As much of the mass as possible is positioned near the middle of the car, because that means it will change direction more willingly. Imagine carrying a ladder horizontally, and trying to turn around. If you hang a pot of paint on each end, it’s quite hard; but if you hang the two pots of paint in the middle, it’s much easier. The weight of the paint pots is still the same, but it’s more centralised. Pots on ends, high polar inertia: pots in middle, low polar inertia. There you go.
This thinking came from racing, of course, where it confers many competitive advantages. Apart from being more lively, the mid-engined layout lends itself to equal front and rear weight distribution. Less weight at the front gives the steering tyres an easier time in the bends, too. A bit more weight towards the back aids traction coming out of them.
As well as putting the weight towards the middle, it makes sense to put it as low down as possible as well. This reduces the tendency for roll in bends, which does more to save tyres and gives the suspension less to cope with. So the driver and passenger sit low down.

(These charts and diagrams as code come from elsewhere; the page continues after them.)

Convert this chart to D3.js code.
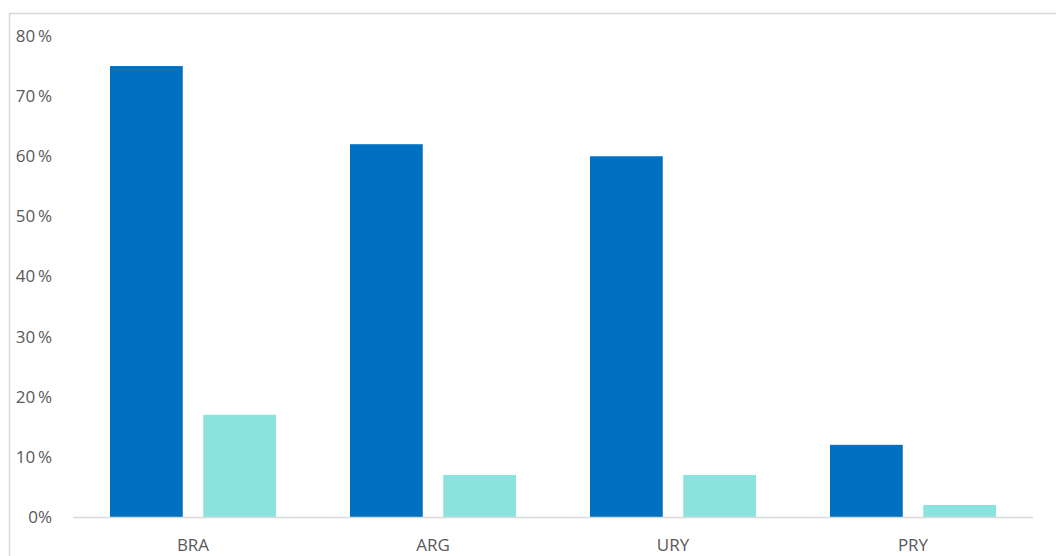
<!DOCTYPE html>
<html>
<head>
<meta charset="utf-8">
<script src="https://cdn.jsdelivr.net/npm/d3@7"></script>
<style>
  body { margin: 0; background: #fff; }
  svg text { font-family: "Open Sans", "Noto Sans", sans-serif; fill: #595959; }
</style>
</head>
<body>
<div id="chart"></div>
<script>
// data
var countries = ["BRA", "ARG", "URY", "PRY"];
var seriesA = [0.75, 0.62, 0.60, 0.12];
var seriesB = [0.17, 0.07, 0.07, 0.02];
var yTicks = [0, 0.1, 0.2, 0.3, 0.4, 0.5, 0.6, 0.7, 0.8];

var width = 1056, height = 556;

var svg = d3.select("#chart").append("svg")
    .attr("width", width)
    .attr("height", height);

// outer frame (runs off the right and bottom edges)
svg.append("rect")
    .attr("x", 9.5).attr("y", 13.5)
    .attr("width", 1100).attr("height", 600)
    .attr("fill", "none")
    .attr("stroke", "#d9d9d9")
    .attr("stroke-width", 1.5);

var x = d3.scaleBand()
    .domain(countries)
    .range([73, 1033]);

var inner = d3.scaleBand()
    .domain(["a", "b"])
    .range([37, x.bandwidth() - 37])
    .paddingInner(0.22);

var y = d3.scaleLinear()
    .domain([0, 0.8])
    .range([517, 36]);

// y labels
svg.selectAll(".ylab")
    .data(yTicks).enter()
    .append("text")
    .attr("class", "ylab")
    .attr("x", 52)
    .attr("y", function(d) { return y(d); })
    .attr("dy", "0.35em")
    .attr("text-anchor", "end")
    .style("font-size", "17px")
    .text(function(d) { return d === 0 ? "0%" : Math.round(d * 100) + "\u2009%"; });

var rows = countries.map(function(c, i) {
    return { c: c, a: seriesA[i], b: seriesB[i] };
});

var g = svg.selectAll(".grp")
    .data(rows).enter()
    .append("g")
    .attr("transform", function(d) { return "translate(" + x(d.c) + ",0)"; });

g.append("rect")
    .attr("x", inner("a"))
    .attr("width", inner.bandwidth())
    .attr("y", function(d) { return y(d.a); })
    .attr("height", function(d) { return y(0) - y(d.a); })
    .attr("fill", "#0070C0");

g.append("rect")
    .attr("x", inner("b"))
    .attr("width", inner.bandwidth())
    .attr("y", function(d) { return y(d.b); })
    .attr("height", function(d) { return y(0) - y(d.b); })
    .attr("fill", "#8BE3E0");

// baseline
svg.append("line")
    .attr("x1", 73).attr("x2", 1033)
    .attr("y1", y(0) + 0.5).attr("y2", y(0) + 0.5)
    .attr("stroke", "#d9d9d9")
    .attr("stroke-width", 1.5);

// x labels
svg.selectAll(".xlab")
    .data(countries).enter()
    .append("text")
    .attr("class", "xlab")
    .attr("x", function(d) { return x(d) + x.bandwidth() / 2; })
    .attr("y", 545)
    .attr("dy", "0.35em")
    .attr("text-anchor", "middle")
    .style("font-size", "17px")
    .text(function(d) { return d; });
</script>
</body>
</html>
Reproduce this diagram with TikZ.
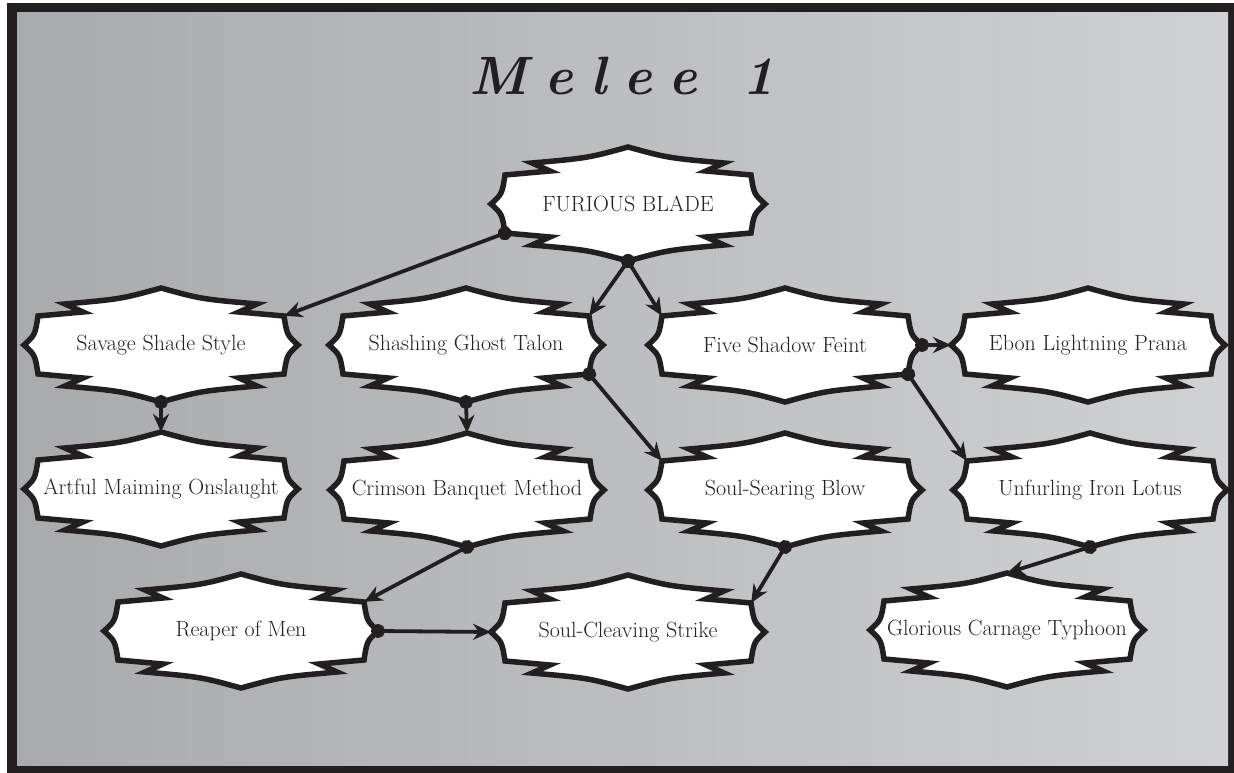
\documentclass[tikz,border=0pt]{standalone}
\usepackage{fontspec}
\usepackage{tikz}
\usetikzlibrary{arrows.meta}

\definecolor{frame}{RGB}{35,31,32}
\definecolor{stoneL}{RGB}{168,170,174}
\definecolor{stoneR}{RGB}{208,209,212}

\pgfdeclarelayer{stone}
\pgfdeclarelayer{outline}
\pgfsetlayers{stone,outline,main}

\newcommand{\spread}{\hspace{17pt}}

\tikzset{
  blade/.style={minimum width=246pt,minimum height=58pt,inner sep=0pt,text=frame,font=\fontsize{22}{26}\selectfont},
  bladeline/.style={draw=frame,fill=white,line width=5.5pt,line join=miter},
  link/.style={draw=frame,line width=3.8pt,{Circle[length=14pt]}-{Stealth[length=18pt,width=16pt]},shorten <=-7pt},
}

\begin{document}
\begin{tikzpicture}[x=1pt,y=-1pt]
\begin{pgfonlayer}{stone}
\fill[white] (0,0) rectangle (1234,773);
\fill[frame] (7,3) rectangle (1234,773);
\shade[left color=stoneL,right color=stoneR] (17,13) rectangle (1228,765);
\end{pgfonlayer}

\node[text=frame] (title) at (622,76) {\fontsize{54}{60}\selectfont\bfseries\itshape M\spread e\spread l\spread e\spread e\hspace{45pt}\oldstylenums{1}};

% top
\node[blade] (fb) at (628,204) {FURIOUS BLADE};
% second row
\node[blade] (sss) at (161,345) {Savage Shade Style};
\node[blade] (sgt) at (466,345) {Shashing Ghost Talon};
\node[blade] (fsf) at (785,345) {Five Shadow Feint};
\node[blade] (elp) at (1088,345) {Ebon Lightning Prana};
% third row
\node[blade] (amo) at (161,489) {Artful Maiming Onslaught};
\node[blade] (cbm) at (467,490) {Crimson Banquet Method};
\node[blade] (ssb) at (785,490) {Soul-Searing Blow};
\node[blade] (uil) at (1090,490) {Unfurling Iron Lotus};
% bottom row
\node[blade] (rom) at (241,631) {Reaper of Men};
\node[blade] (scs) at (628,632) {Soul-Cleaving Strike};
\node[blade] (gct) at (1007,630) {Glorious Carnage Typhoon};

% ornate outlines behind the text
\begin{pgfonlayer}{outline}
\foreach \n in {fb,sss,sgt,fsf,elp,amo,cbm,ssb,uil,rom,scs,gct}{
\begin{scope}[shift={(\n.center)}]
\draw[bladeline] (-137,0) .. controls (-126,-10) .. (-123,-29) -- (-78,-33) -- (-96,-41)
  .. controls (-40,-46) .. (0,-57) .. controls (40,-46) .. (96,-41) -- (78,-33) -- (123,-29)
  .. controls (126,-10) .. (137,0) .. controls (126,10) .. (123,29) -- (78,33) -- (96,41)
  .. controls (40,46) .. (0,57) .. controls (-40,46) .. (-96,41) -- (-78,33) -- (-123,29)
  .. controls (-126,10) .. cycle;
\coordinate (\n-top) at (0,-57);
\coordinate (\n-bot) at (0,57);
\coordinate (\n-l) at (-137,0);
\coordinate (\n-r) at (137,0);
\end{scope}
}
\end{pgfonlayer}

\draw[link] (fb.south west) -- (sss.north east);
\draw[link] (fb-bot) -- (sgt.north east);
\draw[link] (fb-bot) -- (fsf.north west);
\draw[link] (sss-bot) -- (amo-top);
\draw[link] (sgt-bot) -- (cbm-top);
\draw[link] (sgt.south east) -- (ssb.north west);
\draw[link] (fsf-r) -- (elp-l);
\draw[link] (fsf.south east) -- (uil.north west);
\draw[link] (cbm-bot) -- (rom.north east);
\draw[link] (ssb-bot) -- (scs.north east);
\draw[link] (rom-r) -- (scs-l);
\draw[link] (uil-bot) -- (gct-top);
\end{tikzpicture}
\end{document}
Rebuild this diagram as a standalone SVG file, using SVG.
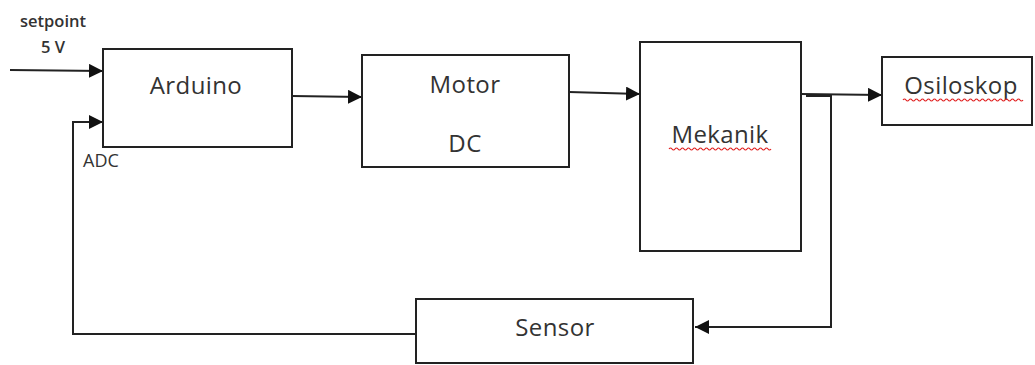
<svg xmlns="http://www.w3.org/2000/svg" width="1035" height="365" viewBox="0 0 1035 365">
<style>
.box{fill:#fff;stroke:#222;stroke-width:2}
.ln{fill:none;stroke:#222;stroke-width:2}
.t{font-family:"Open Sans","Noto Sans",sans-serif;fill:#333;font-size:24px;letter-spacing:0.4px;text-anchor:middle}
.s{font-family:"Open Sans","Noto Sans",sans-serif;fill:#333;font-size:16.5px;font-weight:600;text-anchor:middle}
.sq{fill:none;stroke:#e02020;stroke-width:1.2}
</style>
<defs>
<marker id="ah" viewBox="0 0 10 10" refX="10" refY="5" markerWidth="14" markerHeight="14" markerUnits="userSpaceOnUse" orient="auto">
<path d="M0,0 L10,5 L0,10 z" fill="#111"/>
</marker>
</defs>
<rect width="1035" height="365" fill="#fff"/>
<g id="connectors">
<path class="ln" d="M10,70 L103,71" marker-end="url(#ah)"/>
<path class="ln" d="M416,334 L73,334 L73,122 L103,122" marker-end="url(#ah)"/>
<path class="ln" d="M292,96 L362,97" marker-end="url(#ah)"/>
<path class="ln" d="M569,92 L640,94" marker-end="url(#ah)"/>
<path class="ln" d="M801,94 L882,95" marker-end="url(#ah)"/>
<path class="ln" d="M806,96 L831,96 L831,327 L695,327" marker-end="url(#ah)"/>
</g>
<g id="arduino">
<rect class="box" x="103" y="49" width="189" height="98"/>
<text class="t" x="196" y="94">Arduino</text>
</g>
<g id="motor">
<rect class="box" x="362" y="55" width="207" height="112"/>
<text class="t" x="465" y="93">Motor</text>
<text class="t" x="465" y="152">DC</text>
</g>
<g id="mekanik">
<rect class="box" x="640" y="42" width="161" height="209"/>
<text class="t" x="720" y="143">Mekanik</text>
<path class="sq" d="M669,149 q1.5,-2 3,0 t3,0 t3,0 t3,0 t3,0 t3,0 t3,0 t3,0 t3,0 t3,0 t3,0 t3,0 t3,0 t3,0 t3,0 t3,0 t3,0 t3,0 t3,0 t3,0 t3,0 t3,0 t3,0 t3,0 t3,0 t3,0 t3,0 t3,0 t3,0 t3,0 t3,0 t3,0 t3,0 t3,0"/>
</g>
<g id="osiloskop">
<rect class="box" x="882" y="57" width="150" height="68"/>
<text class="t" x="961" y="94">Osiloskop</text>
<path class="sq" d="M903,100 q1.5,-2 3,0 t3,0 t3,0 t3,0 t3,0 t3,0 t3,0 t3,0 t3,0 t3,0 t3,0 t3,0 t3,0 t3,0 t3,0 t3,0 t3,0 t3,0 t3,0 t3,0 t3,0 t3,0 t3,0 t3,0 t3,0 t3,0 t3,0 t3,0 t3,0 t3,0 t3,0 t3,0 t3,0 t3,0 t3,0 t3,0 t3,0 t3,0 t3,0 t3,0"/>
</g>
<g id="sensor">
<rect class="box" x="416" y="299" width="277" height="64"/>
<text class="t" x="555" y="336">Sensor</text>
</g>
<g id="labels">
<text class="s" x="53" y="27">setpoint</text>
<text class="s" x="53" y="53">5 V</text>
<text class="s" x="101" y="167" style="font-weight:400;font-size:18px">ADC</text>
</g>
</svg>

A dry-sump engine can be mounted a bit lower than a wet-sump one, because, well, there’s less sump to squeeze in. Even using a flat-plane crankshaft can make a small difference. Cross-plane cranks need bigger balancer webs, which makes the crankcase a bit deeper. It all adds up. Or, rather, takes away.
And all of the above helps with aerodynamics, because you can have a car with a low frontal area and a pointy nose – no engine to squeeze in up there.
So: the basic shape of the mid-engined supercar is largely dictated by a few facts of physics. This is one of the reasons they appeal. They look the way they do for sound engineering reasons. They just happen to look brilliant as well.
But now what? Electric supercars are upon us, and they don’t have to accommodate an engine or a gearbox or even a fuel tank. The batteries can go in the floor and the (relatively small) electric motors can go in each wheel. Aerodynamics are still a huge consideration, of course, but even they are liberated in this scenario.
So for the first time since the Lotus Europa and the Lamborghini Miura, the supercar doesn’t need to look the way it does. The shapes of electric supercars seen so far are a hang-over from the mid-engined philosophy, because that’s how we expect them to look.
The question is; what should they look like? I’ve no real idea. Your sketches, please.